TASK DETAILS:
Set down the final stretch of the data, from the line that holds "Write a LaTeX" through the last line, both included, with pictures left out.

MATERIAL FOR THE TASK:
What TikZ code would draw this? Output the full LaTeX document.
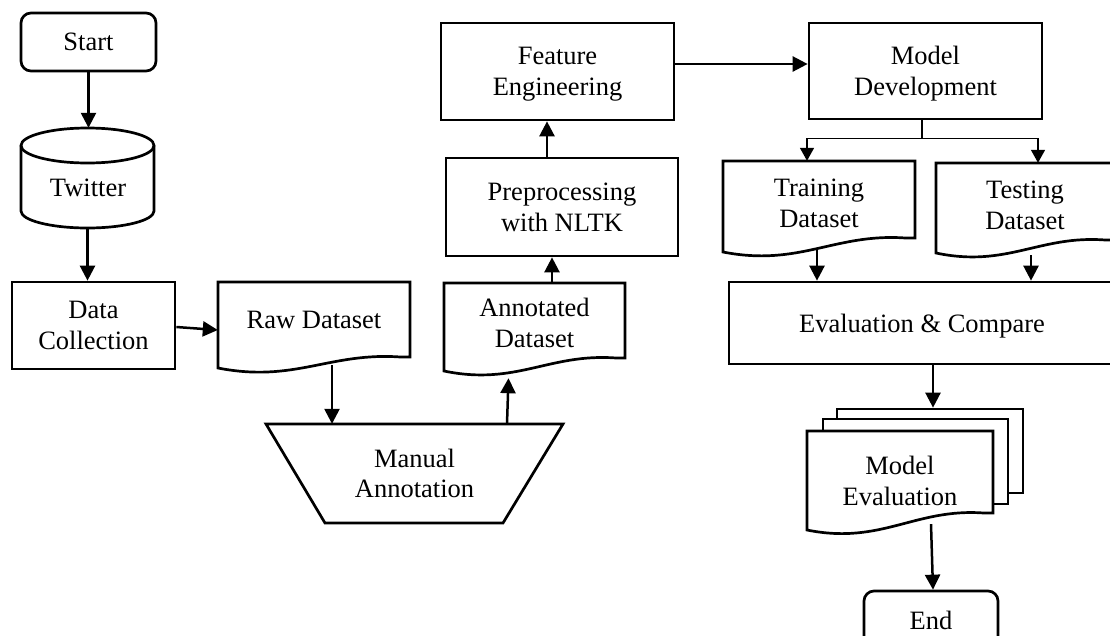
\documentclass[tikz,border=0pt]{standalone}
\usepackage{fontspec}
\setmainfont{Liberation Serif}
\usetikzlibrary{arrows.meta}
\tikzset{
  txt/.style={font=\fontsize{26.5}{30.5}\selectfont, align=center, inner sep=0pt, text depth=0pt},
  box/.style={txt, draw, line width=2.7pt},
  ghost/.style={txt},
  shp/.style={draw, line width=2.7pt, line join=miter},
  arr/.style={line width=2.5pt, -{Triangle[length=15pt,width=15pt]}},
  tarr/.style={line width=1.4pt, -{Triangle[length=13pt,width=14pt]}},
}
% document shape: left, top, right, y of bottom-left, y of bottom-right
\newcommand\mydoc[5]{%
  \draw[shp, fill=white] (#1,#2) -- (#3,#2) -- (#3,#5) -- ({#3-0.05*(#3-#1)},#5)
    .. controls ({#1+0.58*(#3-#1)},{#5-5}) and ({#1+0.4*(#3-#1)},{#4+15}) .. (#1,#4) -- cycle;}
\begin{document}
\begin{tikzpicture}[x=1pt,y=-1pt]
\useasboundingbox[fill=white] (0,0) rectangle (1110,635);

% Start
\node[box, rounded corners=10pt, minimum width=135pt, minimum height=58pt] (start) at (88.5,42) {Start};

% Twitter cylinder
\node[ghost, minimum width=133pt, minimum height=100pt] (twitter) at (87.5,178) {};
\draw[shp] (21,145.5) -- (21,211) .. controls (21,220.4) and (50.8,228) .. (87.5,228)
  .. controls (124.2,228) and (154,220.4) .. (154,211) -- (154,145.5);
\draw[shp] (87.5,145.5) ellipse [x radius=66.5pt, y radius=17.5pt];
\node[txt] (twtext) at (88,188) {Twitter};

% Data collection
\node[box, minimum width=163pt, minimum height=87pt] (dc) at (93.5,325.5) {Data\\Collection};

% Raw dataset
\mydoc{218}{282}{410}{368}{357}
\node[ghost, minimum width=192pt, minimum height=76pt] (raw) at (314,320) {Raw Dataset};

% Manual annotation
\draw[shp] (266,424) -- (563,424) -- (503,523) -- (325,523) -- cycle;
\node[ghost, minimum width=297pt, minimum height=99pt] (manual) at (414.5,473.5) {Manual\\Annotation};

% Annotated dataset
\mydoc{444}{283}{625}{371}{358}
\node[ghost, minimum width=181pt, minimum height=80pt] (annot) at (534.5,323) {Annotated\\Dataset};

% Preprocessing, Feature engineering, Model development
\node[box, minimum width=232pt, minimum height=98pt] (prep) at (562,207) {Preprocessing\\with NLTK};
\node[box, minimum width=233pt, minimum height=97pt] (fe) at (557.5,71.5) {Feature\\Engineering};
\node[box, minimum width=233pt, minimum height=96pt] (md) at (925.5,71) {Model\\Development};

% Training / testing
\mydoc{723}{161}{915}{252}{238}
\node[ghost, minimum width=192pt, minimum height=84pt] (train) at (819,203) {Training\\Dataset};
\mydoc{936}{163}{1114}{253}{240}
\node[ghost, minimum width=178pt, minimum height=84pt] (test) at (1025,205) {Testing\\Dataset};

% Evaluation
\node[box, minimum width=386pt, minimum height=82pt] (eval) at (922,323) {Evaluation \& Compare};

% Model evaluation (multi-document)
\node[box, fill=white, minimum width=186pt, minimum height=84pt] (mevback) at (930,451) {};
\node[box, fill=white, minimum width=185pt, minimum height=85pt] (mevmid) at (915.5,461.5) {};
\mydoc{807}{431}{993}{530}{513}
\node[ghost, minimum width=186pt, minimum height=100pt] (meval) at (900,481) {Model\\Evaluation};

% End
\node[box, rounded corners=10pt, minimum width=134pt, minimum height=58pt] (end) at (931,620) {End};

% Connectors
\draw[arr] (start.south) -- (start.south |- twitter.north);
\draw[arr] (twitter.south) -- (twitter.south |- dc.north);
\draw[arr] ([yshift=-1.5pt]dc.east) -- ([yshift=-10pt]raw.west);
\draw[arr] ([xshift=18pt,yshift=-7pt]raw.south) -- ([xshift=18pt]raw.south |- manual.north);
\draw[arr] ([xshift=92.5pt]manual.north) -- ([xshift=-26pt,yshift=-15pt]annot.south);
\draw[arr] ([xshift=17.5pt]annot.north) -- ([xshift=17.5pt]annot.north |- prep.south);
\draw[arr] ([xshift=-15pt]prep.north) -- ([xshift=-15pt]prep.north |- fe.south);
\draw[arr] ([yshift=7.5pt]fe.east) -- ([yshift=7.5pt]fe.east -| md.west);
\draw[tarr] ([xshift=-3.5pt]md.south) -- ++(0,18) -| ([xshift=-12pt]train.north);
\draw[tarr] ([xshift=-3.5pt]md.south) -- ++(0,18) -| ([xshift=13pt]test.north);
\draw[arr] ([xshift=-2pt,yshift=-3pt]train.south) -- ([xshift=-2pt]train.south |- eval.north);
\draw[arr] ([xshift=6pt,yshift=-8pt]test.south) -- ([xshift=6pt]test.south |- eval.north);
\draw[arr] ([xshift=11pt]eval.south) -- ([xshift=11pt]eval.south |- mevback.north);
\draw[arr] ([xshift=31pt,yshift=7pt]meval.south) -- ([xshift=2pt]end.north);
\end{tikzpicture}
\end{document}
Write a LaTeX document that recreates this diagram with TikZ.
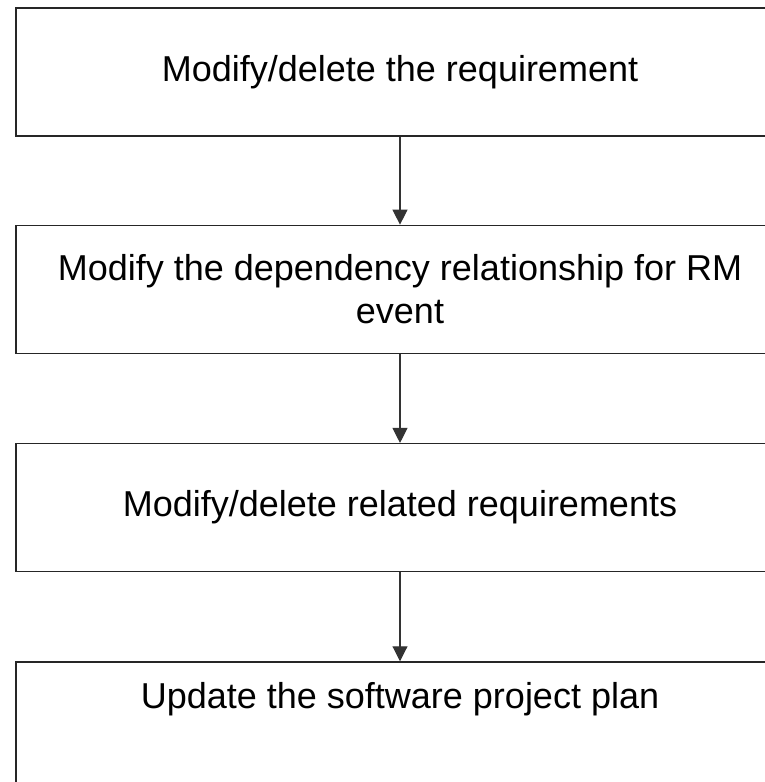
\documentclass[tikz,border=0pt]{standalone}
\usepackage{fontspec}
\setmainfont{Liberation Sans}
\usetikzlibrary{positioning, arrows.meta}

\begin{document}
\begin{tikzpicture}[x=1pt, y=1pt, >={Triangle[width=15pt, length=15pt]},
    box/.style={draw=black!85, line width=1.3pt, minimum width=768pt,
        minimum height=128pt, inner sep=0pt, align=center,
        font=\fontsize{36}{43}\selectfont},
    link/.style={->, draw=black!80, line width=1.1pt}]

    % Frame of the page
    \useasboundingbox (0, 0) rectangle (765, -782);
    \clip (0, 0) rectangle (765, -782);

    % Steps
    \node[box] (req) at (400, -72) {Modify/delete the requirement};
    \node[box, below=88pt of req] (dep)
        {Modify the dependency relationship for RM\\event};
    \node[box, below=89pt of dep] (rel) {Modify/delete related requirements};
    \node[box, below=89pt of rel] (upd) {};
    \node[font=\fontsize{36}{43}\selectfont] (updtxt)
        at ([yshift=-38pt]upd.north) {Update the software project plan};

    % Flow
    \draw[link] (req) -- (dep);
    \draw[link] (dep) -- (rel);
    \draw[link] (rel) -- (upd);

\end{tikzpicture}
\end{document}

FULL OUTPUT:
Write a LaTeX document that recreates this diagram with TikZ.
\documentclass[tikz,border=0pt]{standalone}
\usepackage{fontspec}
\setmainfont{Liberation Sans}
\usetikzlibrary{positioning, arrows.meta}

\begin{document}
\begin{tikzpicture}[x=1pt, y=1pt, >={Triangle[width=15pt, length=15pt]},
    box/.style={draw=black!85, line width=1.3pt, minimum width=768pt,
        minimum height=128pt, inner sep=0pt, align=center,
        font=\fontsize{36}{43}\selectfont},
    link/.style={->, draw=black!80, line width=1.1pt}]

    % Frame of the page
    \useasboundingbox (0, 0) rectangle (765, -782);
    \clip (0, 0) rectangle (765, -782);

    % Steps
    \node[box] (req) at (400, -72) {Modify/delete the requirement};
    \node[box, below=88pt of req] (dep)
        {Modify the dependency relationship for RM\\event};
    \node[box, below=89pt of dep] (rel) {Modify/delete related requirements};
    \node[box, below=89pt of rel] (upd) {};
    \node[font=\fontsize{36}{43}\selectfont] (updtxt)
        at ([yshift=-38pt]upd.north) {Update the software project plan};

    % Flow
    \draw[link] (req) -- (dep);
    \draw[link] (dep) -- (rel);
    \draw[link] (rel) -- (upd);

\end{tikzpicture}
\end{document}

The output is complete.